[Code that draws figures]
# # # # # # #
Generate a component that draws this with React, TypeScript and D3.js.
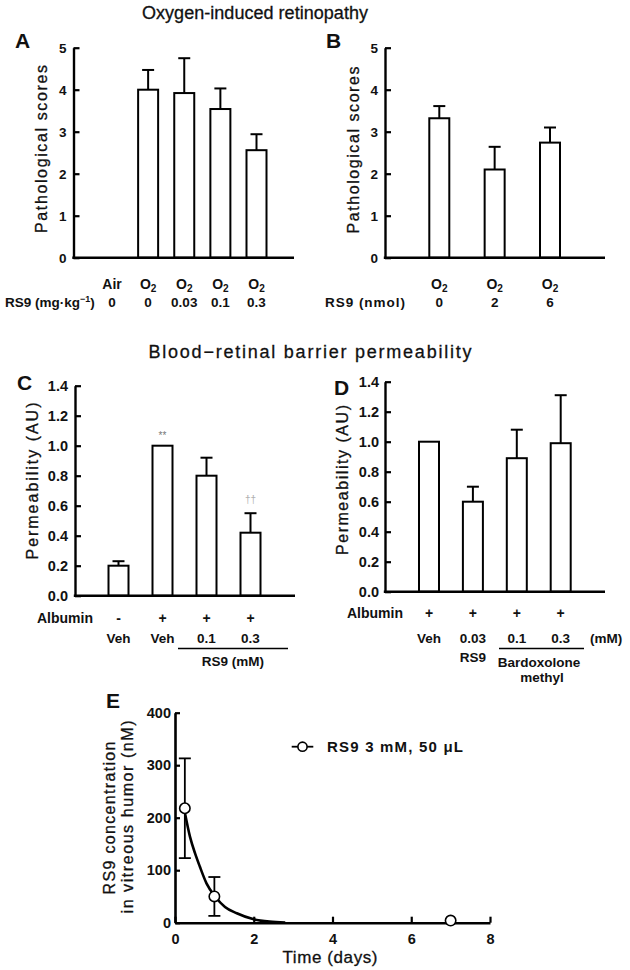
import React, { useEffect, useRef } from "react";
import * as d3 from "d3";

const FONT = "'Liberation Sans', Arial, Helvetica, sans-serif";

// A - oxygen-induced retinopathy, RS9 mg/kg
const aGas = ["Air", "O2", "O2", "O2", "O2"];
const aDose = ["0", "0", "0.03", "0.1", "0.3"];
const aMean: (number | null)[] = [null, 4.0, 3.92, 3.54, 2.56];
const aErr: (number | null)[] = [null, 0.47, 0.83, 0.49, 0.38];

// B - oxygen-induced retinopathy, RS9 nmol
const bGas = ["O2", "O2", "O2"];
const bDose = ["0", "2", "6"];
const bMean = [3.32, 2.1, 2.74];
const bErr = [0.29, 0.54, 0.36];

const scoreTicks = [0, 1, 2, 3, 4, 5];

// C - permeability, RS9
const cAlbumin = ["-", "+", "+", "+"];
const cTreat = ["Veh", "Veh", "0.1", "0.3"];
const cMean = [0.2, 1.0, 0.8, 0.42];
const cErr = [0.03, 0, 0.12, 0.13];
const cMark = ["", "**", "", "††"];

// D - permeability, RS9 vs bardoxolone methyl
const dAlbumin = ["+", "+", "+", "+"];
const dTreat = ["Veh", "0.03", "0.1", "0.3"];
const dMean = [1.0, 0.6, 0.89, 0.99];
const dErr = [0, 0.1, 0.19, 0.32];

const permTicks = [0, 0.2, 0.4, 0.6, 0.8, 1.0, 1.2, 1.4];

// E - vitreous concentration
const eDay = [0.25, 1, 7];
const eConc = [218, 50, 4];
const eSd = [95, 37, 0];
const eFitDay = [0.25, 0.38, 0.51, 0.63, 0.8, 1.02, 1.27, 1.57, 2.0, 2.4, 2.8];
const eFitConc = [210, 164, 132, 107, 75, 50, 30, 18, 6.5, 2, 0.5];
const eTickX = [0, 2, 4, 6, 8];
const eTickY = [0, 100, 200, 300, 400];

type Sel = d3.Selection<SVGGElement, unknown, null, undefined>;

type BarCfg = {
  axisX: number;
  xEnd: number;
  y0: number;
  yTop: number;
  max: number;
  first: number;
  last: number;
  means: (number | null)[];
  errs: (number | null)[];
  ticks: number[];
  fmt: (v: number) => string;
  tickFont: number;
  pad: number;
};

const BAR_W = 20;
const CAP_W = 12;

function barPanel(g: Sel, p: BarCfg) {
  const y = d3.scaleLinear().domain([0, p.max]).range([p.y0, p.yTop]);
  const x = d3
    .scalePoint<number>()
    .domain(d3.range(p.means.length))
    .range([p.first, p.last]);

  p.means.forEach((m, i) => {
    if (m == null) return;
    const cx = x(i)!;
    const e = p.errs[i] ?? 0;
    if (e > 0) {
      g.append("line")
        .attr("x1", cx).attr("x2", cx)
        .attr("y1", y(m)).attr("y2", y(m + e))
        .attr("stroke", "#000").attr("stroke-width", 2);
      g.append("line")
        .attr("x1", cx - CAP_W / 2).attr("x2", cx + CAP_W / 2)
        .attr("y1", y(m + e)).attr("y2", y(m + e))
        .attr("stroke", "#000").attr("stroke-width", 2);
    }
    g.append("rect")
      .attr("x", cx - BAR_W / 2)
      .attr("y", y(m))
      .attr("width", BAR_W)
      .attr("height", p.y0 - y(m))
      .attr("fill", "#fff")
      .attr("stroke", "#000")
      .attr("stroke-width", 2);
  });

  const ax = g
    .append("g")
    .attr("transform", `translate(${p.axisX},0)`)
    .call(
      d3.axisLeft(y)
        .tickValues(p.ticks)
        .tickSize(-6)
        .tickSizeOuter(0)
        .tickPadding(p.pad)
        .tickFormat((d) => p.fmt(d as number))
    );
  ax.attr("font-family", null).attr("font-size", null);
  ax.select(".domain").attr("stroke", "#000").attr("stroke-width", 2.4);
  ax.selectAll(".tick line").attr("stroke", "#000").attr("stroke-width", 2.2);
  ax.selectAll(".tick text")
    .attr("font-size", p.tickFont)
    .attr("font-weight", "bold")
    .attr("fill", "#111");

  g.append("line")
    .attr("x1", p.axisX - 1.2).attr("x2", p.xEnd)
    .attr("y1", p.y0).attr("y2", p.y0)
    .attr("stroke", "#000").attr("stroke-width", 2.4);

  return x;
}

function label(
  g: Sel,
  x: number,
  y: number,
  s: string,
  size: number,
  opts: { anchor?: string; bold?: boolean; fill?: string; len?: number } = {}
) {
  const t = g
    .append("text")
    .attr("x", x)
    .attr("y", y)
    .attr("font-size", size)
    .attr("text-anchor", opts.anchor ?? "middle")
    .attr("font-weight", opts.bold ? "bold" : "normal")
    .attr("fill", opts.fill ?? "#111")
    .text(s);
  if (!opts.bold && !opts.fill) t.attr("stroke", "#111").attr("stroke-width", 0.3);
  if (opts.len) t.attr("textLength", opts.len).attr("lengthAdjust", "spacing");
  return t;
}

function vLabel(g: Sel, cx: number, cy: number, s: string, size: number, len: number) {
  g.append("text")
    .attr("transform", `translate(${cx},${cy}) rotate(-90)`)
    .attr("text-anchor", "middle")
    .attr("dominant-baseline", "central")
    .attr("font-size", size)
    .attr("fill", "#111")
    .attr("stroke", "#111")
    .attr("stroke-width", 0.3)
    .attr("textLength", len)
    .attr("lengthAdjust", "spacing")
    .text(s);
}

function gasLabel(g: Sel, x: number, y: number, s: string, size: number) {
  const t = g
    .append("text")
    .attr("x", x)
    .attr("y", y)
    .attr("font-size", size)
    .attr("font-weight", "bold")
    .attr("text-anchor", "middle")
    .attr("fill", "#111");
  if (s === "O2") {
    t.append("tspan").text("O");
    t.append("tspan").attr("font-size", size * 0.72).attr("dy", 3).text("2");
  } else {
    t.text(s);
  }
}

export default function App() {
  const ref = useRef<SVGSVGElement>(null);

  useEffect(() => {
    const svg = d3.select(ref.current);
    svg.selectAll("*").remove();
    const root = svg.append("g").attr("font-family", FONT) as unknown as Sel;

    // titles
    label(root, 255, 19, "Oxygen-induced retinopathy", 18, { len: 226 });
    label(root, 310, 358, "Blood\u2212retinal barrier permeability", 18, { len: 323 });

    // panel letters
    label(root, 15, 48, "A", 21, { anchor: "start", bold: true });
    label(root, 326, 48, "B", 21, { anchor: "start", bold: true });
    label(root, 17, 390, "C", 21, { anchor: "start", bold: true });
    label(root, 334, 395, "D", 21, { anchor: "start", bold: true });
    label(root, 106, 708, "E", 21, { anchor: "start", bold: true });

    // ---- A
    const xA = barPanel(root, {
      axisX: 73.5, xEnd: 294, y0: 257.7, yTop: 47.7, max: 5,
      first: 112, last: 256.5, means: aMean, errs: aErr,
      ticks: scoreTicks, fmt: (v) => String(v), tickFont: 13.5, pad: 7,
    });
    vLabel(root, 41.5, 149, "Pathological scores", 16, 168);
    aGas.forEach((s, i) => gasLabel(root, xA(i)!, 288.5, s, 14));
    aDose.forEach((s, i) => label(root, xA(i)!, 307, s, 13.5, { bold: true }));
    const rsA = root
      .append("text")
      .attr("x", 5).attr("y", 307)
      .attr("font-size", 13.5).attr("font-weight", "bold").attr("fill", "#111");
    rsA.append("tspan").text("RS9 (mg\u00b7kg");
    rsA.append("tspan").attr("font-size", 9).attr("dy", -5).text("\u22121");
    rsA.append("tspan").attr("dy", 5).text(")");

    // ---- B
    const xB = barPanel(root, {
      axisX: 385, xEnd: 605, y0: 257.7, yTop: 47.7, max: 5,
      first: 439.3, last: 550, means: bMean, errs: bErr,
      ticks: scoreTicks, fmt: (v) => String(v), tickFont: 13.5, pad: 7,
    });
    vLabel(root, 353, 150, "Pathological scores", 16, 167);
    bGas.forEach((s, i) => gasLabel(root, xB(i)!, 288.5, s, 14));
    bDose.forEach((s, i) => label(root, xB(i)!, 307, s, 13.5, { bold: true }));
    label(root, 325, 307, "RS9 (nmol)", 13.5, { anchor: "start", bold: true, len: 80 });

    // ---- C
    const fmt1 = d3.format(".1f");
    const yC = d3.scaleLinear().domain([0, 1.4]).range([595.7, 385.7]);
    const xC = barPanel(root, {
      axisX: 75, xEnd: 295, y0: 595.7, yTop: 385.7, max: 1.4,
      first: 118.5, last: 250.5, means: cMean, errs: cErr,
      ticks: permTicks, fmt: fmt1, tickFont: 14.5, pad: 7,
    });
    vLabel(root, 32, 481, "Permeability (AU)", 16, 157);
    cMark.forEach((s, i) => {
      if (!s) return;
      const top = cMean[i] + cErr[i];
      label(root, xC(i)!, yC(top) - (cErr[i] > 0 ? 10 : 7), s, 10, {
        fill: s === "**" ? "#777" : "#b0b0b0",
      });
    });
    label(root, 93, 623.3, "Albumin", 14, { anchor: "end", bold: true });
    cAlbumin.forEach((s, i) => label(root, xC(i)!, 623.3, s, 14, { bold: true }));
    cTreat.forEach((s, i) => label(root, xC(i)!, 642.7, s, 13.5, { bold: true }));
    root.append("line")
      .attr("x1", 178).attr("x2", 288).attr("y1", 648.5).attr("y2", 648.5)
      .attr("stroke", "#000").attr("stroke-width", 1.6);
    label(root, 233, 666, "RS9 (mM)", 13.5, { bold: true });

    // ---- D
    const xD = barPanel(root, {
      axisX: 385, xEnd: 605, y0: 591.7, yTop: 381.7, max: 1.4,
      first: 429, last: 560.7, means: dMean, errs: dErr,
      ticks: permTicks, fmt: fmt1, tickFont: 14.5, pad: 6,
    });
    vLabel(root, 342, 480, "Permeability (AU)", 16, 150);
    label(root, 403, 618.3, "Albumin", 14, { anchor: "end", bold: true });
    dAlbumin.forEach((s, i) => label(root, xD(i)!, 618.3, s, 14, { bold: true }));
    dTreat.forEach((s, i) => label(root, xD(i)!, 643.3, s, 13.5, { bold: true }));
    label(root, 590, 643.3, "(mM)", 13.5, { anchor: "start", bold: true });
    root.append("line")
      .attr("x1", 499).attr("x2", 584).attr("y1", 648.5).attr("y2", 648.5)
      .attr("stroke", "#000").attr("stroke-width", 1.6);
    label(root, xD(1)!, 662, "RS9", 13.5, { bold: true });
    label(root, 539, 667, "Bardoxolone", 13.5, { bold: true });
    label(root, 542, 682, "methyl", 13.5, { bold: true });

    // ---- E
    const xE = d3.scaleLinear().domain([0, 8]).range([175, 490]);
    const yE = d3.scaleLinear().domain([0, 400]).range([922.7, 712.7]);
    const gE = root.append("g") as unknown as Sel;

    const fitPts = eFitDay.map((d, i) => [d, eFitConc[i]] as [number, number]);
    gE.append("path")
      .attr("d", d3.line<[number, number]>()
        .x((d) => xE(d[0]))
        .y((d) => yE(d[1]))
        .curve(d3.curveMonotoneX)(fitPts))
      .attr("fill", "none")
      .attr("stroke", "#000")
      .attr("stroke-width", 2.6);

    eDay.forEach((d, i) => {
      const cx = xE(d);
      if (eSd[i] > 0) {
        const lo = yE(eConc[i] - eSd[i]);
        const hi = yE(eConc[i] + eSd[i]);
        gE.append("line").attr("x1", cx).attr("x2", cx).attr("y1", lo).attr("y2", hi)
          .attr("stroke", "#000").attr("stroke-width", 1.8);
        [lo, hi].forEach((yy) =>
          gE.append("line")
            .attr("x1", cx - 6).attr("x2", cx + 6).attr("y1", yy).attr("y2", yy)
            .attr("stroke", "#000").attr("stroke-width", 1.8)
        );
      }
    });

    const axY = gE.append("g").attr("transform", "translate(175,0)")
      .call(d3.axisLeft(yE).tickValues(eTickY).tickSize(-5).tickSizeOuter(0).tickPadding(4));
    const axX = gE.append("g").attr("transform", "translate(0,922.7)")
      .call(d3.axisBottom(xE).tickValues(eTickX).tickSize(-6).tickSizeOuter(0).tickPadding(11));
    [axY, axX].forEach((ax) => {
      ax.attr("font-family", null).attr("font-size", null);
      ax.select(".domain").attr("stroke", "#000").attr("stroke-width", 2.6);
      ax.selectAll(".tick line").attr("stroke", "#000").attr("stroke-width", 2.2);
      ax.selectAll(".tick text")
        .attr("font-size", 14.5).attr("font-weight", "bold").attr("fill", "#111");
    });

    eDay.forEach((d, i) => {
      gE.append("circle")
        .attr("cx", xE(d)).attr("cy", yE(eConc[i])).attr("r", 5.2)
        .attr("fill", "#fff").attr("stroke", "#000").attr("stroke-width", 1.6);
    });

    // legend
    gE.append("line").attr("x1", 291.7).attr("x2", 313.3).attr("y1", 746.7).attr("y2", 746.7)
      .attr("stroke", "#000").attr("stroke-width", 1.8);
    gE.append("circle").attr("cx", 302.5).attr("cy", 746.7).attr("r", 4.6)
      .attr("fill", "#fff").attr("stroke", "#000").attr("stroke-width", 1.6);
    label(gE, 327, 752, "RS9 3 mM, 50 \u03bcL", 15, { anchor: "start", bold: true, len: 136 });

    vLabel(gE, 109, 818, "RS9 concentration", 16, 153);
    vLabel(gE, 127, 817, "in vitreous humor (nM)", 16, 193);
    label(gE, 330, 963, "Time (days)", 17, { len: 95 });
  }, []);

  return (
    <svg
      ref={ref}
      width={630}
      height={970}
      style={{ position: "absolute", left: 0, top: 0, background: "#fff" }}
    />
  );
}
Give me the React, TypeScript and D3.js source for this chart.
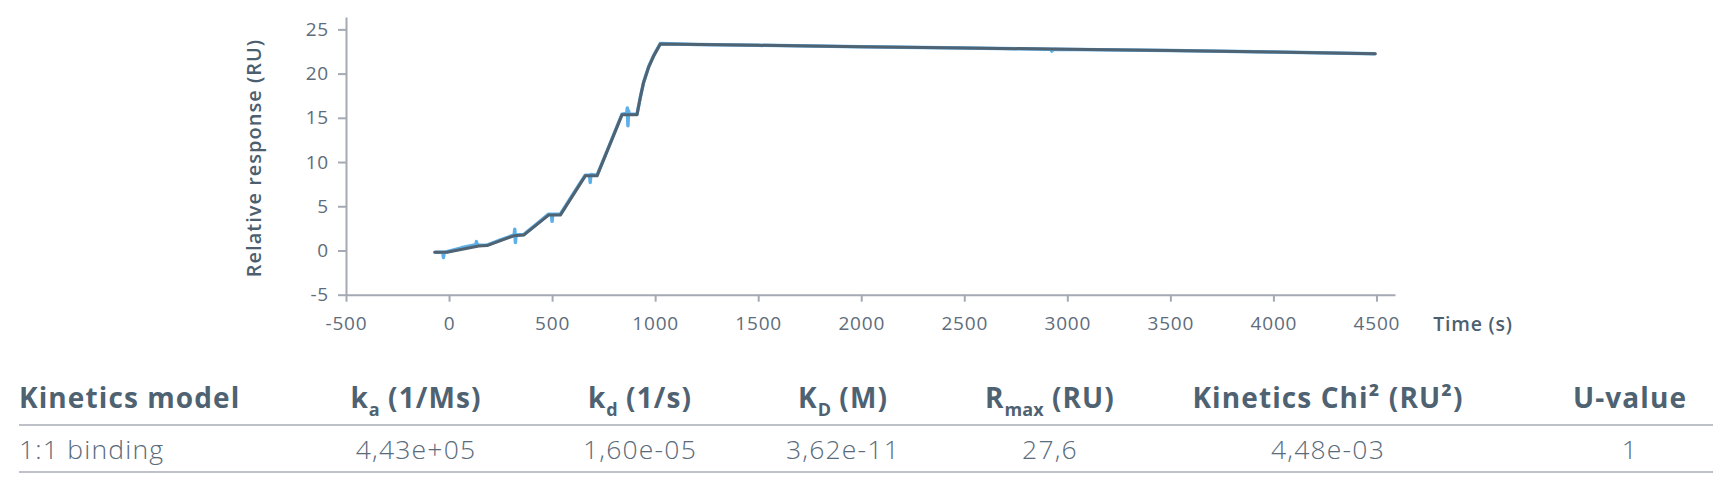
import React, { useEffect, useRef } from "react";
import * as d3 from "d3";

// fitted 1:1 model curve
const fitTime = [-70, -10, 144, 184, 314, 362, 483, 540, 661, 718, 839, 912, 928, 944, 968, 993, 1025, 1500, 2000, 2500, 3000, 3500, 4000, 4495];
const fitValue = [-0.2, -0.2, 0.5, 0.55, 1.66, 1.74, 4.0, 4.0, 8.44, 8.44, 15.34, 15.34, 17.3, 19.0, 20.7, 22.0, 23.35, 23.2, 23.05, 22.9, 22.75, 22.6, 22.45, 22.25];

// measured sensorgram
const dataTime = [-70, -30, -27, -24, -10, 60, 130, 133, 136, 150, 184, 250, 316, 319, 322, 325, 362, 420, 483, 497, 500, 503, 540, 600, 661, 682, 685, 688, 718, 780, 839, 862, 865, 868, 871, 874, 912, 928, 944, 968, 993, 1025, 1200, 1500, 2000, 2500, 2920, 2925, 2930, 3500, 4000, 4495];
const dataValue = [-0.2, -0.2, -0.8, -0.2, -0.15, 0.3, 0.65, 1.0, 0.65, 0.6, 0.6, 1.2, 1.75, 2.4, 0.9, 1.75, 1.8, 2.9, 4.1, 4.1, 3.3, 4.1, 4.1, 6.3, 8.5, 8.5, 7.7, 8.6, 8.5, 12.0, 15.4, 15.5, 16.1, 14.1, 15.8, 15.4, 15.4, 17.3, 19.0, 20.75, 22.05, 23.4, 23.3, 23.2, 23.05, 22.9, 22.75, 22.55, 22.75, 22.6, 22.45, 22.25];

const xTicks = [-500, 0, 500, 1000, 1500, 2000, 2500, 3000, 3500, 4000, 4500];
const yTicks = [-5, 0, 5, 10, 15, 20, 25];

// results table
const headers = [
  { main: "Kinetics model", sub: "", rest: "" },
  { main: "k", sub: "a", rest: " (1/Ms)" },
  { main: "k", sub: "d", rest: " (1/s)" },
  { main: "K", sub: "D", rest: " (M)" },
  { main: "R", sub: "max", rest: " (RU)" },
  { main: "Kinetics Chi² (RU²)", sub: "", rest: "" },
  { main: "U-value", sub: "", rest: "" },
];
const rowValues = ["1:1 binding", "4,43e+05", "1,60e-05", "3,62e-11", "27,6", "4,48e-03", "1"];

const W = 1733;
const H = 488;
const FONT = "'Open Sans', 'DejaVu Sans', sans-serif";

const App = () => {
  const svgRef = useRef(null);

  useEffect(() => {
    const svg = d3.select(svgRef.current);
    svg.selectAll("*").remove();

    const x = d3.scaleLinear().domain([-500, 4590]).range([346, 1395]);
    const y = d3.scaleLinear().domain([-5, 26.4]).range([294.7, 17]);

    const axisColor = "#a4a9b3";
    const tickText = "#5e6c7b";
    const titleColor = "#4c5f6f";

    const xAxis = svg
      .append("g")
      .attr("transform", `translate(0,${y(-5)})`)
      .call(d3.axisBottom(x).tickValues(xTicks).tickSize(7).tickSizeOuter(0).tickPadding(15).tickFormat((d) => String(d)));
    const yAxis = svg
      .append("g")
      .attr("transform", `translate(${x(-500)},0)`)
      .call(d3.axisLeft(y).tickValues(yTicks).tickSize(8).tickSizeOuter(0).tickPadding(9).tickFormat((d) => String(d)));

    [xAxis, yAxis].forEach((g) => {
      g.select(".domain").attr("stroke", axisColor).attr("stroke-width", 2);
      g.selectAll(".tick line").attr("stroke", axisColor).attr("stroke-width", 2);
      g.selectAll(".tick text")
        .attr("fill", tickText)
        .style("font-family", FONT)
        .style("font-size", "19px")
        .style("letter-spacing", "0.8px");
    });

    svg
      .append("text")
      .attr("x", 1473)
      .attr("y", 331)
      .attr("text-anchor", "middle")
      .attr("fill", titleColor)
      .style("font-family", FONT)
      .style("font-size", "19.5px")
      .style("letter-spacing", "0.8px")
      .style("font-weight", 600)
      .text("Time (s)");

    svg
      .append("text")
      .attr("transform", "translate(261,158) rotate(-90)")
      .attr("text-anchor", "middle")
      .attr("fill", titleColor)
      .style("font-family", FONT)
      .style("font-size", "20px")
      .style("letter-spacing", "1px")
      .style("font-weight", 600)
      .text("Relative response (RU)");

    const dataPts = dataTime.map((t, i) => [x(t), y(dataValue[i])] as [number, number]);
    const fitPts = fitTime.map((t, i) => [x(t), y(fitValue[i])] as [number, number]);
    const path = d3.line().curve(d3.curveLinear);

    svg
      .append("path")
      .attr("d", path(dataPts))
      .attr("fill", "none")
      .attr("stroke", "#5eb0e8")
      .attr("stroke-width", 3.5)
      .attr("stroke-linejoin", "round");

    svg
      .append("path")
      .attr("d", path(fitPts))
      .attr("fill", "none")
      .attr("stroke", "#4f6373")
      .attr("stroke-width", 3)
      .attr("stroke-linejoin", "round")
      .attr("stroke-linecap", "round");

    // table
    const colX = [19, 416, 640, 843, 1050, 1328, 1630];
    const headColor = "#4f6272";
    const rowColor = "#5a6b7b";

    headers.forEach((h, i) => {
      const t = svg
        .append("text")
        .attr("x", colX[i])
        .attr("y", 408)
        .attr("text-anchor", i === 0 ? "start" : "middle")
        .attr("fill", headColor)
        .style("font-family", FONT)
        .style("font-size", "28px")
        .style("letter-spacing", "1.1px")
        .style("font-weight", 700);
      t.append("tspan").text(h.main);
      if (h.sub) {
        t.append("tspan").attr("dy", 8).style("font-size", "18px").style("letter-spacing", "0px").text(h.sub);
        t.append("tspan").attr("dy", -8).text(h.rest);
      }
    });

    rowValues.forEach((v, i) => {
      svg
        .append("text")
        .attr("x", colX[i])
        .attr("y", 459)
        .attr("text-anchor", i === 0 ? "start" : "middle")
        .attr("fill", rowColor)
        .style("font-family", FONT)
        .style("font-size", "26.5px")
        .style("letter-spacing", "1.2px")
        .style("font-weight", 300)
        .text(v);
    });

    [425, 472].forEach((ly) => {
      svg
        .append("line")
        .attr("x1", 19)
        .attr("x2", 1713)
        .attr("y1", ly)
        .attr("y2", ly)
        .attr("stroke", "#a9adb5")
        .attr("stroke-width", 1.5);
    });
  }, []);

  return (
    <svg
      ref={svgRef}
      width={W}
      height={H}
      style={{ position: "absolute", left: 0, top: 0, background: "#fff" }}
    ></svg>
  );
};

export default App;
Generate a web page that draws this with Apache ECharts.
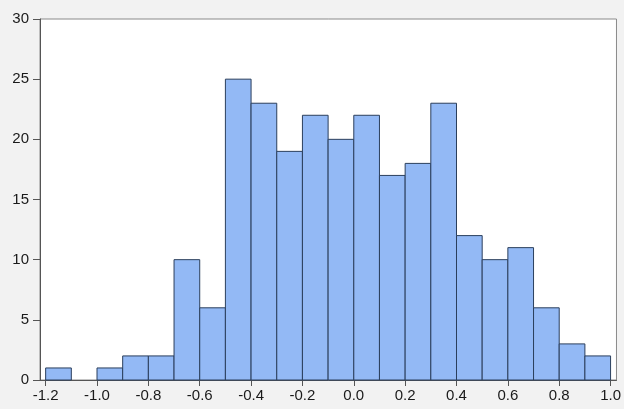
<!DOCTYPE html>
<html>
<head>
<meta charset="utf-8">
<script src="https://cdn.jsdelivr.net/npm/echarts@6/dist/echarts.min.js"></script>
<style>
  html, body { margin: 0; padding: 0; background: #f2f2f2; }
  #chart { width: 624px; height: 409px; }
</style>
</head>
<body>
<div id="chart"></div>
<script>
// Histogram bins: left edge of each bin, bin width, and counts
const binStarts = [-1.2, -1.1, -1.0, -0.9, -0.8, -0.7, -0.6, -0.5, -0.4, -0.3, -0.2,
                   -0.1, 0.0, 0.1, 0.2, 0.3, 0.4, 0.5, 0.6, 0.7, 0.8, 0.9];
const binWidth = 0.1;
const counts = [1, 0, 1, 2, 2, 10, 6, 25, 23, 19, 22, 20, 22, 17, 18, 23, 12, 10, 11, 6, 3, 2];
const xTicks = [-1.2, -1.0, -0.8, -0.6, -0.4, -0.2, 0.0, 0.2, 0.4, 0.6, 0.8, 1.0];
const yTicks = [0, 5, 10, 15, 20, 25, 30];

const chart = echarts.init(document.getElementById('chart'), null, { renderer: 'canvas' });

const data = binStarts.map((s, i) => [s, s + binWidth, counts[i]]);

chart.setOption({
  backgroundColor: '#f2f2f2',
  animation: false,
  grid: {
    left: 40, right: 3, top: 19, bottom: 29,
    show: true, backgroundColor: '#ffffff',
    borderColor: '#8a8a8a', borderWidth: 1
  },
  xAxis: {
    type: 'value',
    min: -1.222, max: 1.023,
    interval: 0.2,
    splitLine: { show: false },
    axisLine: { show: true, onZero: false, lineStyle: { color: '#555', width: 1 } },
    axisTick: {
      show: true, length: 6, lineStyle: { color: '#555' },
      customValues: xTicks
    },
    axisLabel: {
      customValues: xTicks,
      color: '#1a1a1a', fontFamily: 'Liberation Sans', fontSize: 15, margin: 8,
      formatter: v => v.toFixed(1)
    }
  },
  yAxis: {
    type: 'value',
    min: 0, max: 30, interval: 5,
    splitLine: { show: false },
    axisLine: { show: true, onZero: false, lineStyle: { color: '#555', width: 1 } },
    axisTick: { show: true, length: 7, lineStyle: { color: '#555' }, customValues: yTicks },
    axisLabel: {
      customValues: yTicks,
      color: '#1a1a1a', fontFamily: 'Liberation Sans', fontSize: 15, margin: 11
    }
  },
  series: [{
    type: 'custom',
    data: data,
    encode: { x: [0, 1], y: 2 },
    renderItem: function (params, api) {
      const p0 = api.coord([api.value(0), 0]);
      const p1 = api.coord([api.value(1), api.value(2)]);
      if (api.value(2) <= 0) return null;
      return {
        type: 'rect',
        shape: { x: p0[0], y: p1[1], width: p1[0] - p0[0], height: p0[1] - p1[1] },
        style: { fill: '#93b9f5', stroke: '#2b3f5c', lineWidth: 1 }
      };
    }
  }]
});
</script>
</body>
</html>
# # # # # # #
• **What you should do**
Using the data above, extract exactly the lines from the one containing "Generate a web" through the one containing "const data = binStarts.map((s, i)". Pictures are left out.

• **Finished task**
Generate a web page that draws this with Apache ECharts.
<!DOCTYPE html>
<html>
<head>
<meta charset="utf-8">
<script src="https://cdn.jsdelivr.net/npm/echarts@6/dist/echarts.min.js"></script>
<style>
  html, body { margin: 0; padding: 0; background: #f2f2f2; }
  #chart { width: 624px; height: 409px; }
</style>
</head>
<body>
<div id="chart"></div>
<script>
// Histogram bins: left edge of each bin, bin width, and counts
const binStarts = [-1.2, -1.1, -1.0, -0.9, -0.8, -0.7, -0.6, -0.5, -0.4, -0.3, -0.2,
                   -0.1, 0.0, 0.1, 0.2, 0.3, 0.4, 0.5, 0.6, 0.7, 0.8, 0.9];
const binWidth = 0.1;
const counts = [1, 0, 1, 2, 2, 10, 6, 25, 23, 19, 22, 20, 22, 17, 18, 23, 12, 10, 11, 6, 3, 2];
const xTicks = [-1.2, -1.0, -0.8, -0.6, -0.4, -0.2, 0.0, 0.2, 0.4, 0.6, 0.8, 1.0];
const yTicks = [0, 5, 10, 15, 20, 25, 30];

const chart = echarts.init(document.getElementById('chart'), null, { renderer: 'canvas' });

const data = binStarts.map((s, i) => [s, s + binWidth, counts[i]]);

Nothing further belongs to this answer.